Collected data entries

..........

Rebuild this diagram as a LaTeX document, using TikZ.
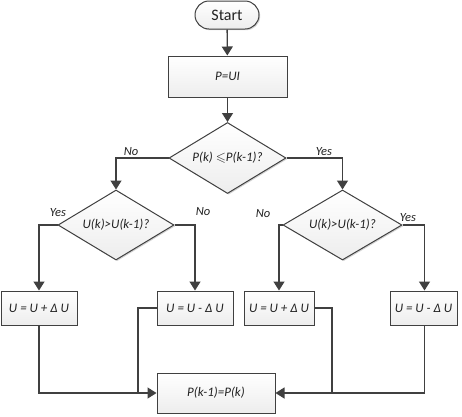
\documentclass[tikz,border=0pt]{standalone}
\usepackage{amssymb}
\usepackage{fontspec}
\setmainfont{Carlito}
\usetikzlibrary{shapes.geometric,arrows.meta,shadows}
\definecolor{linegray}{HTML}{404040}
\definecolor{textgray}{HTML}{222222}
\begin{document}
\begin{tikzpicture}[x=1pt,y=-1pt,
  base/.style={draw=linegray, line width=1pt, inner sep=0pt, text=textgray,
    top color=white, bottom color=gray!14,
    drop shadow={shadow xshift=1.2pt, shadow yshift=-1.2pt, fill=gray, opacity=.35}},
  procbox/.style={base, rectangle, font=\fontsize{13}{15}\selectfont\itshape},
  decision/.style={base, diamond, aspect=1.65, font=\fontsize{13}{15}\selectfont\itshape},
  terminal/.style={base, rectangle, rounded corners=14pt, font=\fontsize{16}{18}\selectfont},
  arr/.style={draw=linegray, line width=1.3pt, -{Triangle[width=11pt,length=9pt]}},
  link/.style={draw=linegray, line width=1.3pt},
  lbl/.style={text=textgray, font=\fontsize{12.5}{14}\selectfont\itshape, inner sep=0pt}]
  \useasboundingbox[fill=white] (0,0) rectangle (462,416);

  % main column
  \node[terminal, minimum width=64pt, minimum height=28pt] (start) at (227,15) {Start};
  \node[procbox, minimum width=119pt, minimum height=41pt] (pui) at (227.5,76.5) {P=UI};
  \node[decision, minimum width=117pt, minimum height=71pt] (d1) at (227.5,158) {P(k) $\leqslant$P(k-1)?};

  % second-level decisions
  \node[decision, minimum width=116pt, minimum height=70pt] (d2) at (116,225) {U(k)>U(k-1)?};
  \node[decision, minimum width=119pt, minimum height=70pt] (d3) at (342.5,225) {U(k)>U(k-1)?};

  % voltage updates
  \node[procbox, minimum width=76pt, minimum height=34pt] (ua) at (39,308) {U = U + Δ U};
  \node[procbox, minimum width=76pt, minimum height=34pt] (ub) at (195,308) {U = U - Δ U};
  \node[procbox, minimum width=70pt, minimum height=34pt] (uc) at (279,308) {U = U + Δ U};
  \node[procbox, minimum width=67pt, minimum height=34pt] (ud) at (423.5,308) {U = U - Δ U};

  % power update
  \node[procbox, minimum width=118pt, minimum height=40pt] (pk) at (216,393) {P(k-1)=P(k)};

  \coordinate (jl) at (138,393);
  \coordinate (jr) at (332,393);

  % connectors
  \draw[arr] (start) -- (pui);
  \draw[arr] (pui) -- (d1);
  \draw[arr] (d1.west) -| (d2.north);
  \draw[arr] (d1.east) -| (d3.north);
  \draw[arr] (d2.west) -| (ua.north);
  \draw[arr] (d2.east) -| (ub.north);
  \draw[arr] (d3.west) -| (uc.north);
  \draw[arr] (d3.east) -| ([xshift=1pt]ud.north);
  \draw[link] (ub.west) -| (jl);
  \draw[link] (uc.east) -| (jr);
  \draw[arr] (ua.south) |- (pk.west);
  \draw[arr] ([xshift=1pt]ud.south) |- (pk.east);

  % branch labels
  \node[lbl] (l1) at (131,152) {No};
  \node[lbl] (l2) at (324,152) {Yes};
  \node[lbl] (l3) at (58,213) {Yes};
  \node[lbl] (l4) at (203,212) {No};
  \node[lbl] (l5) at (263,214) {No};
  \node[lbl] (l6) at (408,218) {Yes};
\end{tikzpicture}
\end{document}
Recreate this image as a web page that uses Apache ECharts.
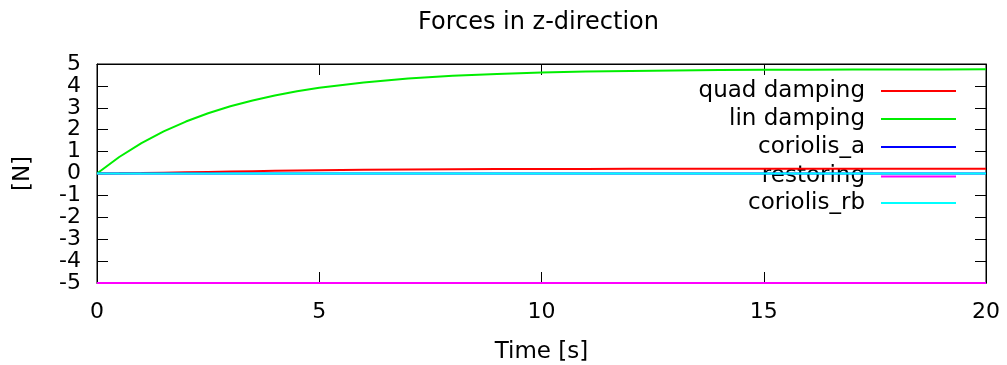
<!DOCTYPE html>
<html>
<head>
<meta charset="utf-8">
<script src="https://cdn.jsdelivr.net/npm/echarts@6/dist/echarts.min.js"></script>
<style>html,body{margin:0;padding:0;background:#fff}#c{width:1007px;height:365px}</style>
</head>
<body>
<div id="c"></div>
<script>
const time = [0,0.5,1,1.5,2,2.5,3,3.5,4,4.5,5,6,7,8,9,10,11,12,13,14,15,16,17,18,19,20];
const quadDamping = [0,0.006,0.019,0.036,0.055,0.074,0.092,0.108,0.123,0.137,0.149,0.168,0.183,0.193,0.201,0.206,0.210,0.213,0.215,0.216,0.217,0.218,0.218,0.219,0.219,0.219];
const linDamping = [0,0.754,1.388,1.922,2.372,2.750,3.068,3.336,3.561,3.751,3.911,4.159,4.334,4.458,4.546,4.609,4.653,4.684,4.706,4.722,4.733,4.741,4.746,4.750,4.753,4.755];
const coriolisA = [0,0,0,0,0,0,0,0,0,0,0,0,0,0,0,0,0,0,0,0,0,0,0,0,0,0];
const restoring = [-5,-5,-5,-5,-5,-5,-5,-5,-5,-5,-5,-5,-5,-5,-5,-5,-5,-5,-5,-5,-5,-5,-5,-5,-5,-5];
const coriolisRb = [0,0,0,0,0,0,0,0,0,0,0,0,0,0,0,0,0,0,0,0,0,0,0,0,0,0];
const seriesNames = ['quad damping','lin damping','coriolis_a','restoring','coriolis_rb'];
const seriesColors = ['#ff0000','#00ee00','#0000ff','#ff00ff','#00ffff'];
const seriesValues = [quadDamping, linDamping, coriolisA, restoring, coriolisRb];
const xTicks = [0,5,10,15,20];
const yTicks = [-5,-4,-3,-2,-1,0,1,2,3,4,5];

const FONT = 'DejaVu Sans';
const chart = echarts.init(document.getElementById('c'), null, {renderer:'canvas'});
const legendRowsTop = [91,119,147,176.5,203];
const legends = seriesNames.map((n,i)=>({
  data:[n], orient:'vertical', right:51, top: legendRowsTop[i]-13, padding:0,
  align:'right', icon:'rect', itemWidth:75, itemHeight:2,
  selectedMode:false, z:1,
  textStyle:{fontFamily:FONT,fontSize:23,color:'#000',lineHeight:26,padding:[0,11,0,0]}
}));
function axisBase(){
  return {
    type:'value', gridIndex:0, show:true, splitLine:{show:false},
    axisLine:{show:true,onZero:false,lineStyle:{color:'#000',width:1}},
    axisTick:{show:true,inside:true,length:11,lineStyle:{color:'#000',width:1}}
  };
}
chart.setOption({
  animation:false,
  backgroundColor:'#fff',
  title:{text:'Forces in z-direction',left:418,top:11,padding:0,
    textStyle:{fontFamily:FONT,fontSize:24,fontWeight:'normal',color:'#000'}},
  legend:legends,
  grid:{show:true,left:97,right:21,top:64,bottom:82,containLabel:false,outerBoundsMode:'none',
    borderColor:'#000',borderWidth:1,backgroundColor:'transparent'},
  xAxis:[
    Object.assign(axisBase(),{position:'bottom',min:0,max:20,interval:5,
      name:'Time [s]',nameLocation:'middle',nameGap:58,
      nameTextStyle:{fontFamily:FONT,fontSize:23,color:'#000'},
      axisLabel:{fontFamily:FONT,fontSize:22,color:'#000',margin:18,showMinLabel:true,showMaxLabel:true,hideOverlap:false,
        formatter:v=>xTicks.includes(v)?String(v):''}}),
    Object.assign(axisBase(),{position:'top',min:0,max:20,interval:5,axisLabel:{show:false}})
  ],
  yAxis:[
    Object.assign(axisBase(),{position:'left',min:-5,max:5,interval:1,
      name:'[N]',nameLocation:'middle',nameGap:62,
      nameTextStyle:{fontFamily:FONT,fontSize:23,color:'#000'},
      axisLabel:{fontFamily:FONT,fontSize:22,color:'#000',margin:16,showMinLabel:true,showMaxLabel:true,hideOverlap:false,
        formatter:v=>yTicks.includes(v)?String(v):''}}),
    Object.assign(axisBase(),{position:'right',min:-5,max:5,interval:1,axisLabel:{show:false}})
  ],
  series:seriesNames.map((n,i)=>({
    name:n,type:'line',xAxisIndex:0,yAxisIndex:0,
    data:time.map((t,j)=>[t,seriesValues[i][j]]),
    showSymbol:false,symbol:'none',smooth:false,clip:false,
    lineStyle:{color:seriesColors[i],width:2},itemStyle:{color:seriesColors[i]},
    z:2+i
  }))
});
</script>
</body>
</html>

..........

#### WHAT THE TASK REQUIRES
Retype the records above word for word, from their first line through the line containing "minimum width=117pt, minimum", and leave out every picture.

#### THE RESPONSE
Rebuild this diagram as a LaTeX document, using TikZ.
\documentclass[tikz,border=0pt]{standalone}
\usepackage{amssymb}
\usepackage{fontspec}
\setmainfont{Carlito}
\usetikzlibrary{shapes.geometric,arrows.meta,shadows}
\definecolor{linegray}{HTML}{404040}
\definecolor{textgray}{HTML}{222222}
\begin{document}
\begin{tikzpicture}[x=1pt,y=-1pt,
  base/.style={draw=linegray, line width=1pt, inner sep=0pt, text=textgray,
    top color=white, bottom color=gray!14,
    drop shadow={shadow xshift=1.2pt, shadow yshift=-1.2pt, fill=gray, opacity=.35}},
  procbox/.style={base, rectangle, font=\fontsize{13}{15}\selectfont\itshape},
  decision/.style={base, diamond, aspect=1.65, font=\fontsize{13}{15}\selectfont\itshape},
  terminal/.style={base, rectangle, rounded corners=14pt, font=\fontsize{16}{18}\selectfont},
  arr/.style={draw=linegray, line width=1.3pt, -{Triangle[width=11pt,length=9pt]}},
  link/.style={draw=linegray, line width=1.3pt},
  lbl/.style={text=textgray, font=\fontsize{12.5}{14}\selectfont\itshape, inner sep=0pt}]
  \useasboundingbox[fill=white] (0,0) rectangle (462,416);

  % main column
  \node[terminal, minimum width=64pt, minimum height=28pt] (start) at (227,15) {Start};
  \node[procbox, minimum width=119pt, minimum height=41pt] (pui) at (227.5,76.5) {P=UI};
  \node[decision, minimum width=117pt, minimum height=71pt] (d1) at (227.5,158) {P(k) $\leqslant$P(k-1)?};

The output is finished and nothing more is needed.